Friday, October 4, 2019

Just a Day...

I was chatting with (or was it ranting to??) my dear friend Sara earlier this afternoon.  After I ran through the litany of my day, which had me wanting to fall through the floor, I asked her to laugh.  "Please laugh," I nearly pleaded.  "This day's been so steroidally ridiculous that it crosses over into hilarious.  So please laugh."  Being a dear friend, she obliged.

Then she offered me her take on the son making me nuts, the daughter driving me mad, and the other son, whose being out in the world gives some top flight jackasses not only the opportunity to stare at him, like he's some escapee from a prison for freaks, but literally to swivel their heads around and continue to stare as he passes by.  Twice today, on our walk to the hospital to have his head unwrapped from his 24-hour EEG, I turned around and told people, "STOP STARING.  IT'S RUDE."

And there it went.  A day that started in stress, with a call that pulled at my heart, banged on my head, and left me feeling afraid to feel hopeful.  That's a feeling I actually have with some regularity.  Because every time I think it will work out, that another shoe won't drop, it doesn't, and another shoe drops.  Every damn time.

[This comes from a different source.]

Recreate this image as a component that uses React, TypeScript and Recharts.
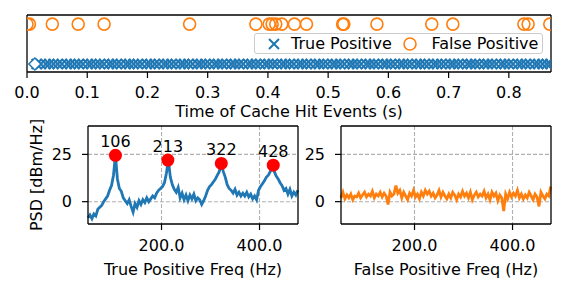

So laughter, tonic for the depressed, the fearful, the stressed, the cornered, the desperate, the silly, was my go-to.  I need to make fun of the insane circumstances of even this one day because to take it too too seriously would be to deplete my reserves for the next round of crazy, for the next game of "Can you top this?"

There's still time left on the clock of this day, so I get to seek out some more laughter (tossed with a little coating of empathy, I hope) at dinner this evening with my sister. "I might cry.  Might want to make sure it's a dark place."  "No problem. You can cry.  And if the place I chose isn't dark enough, we can go someplace else."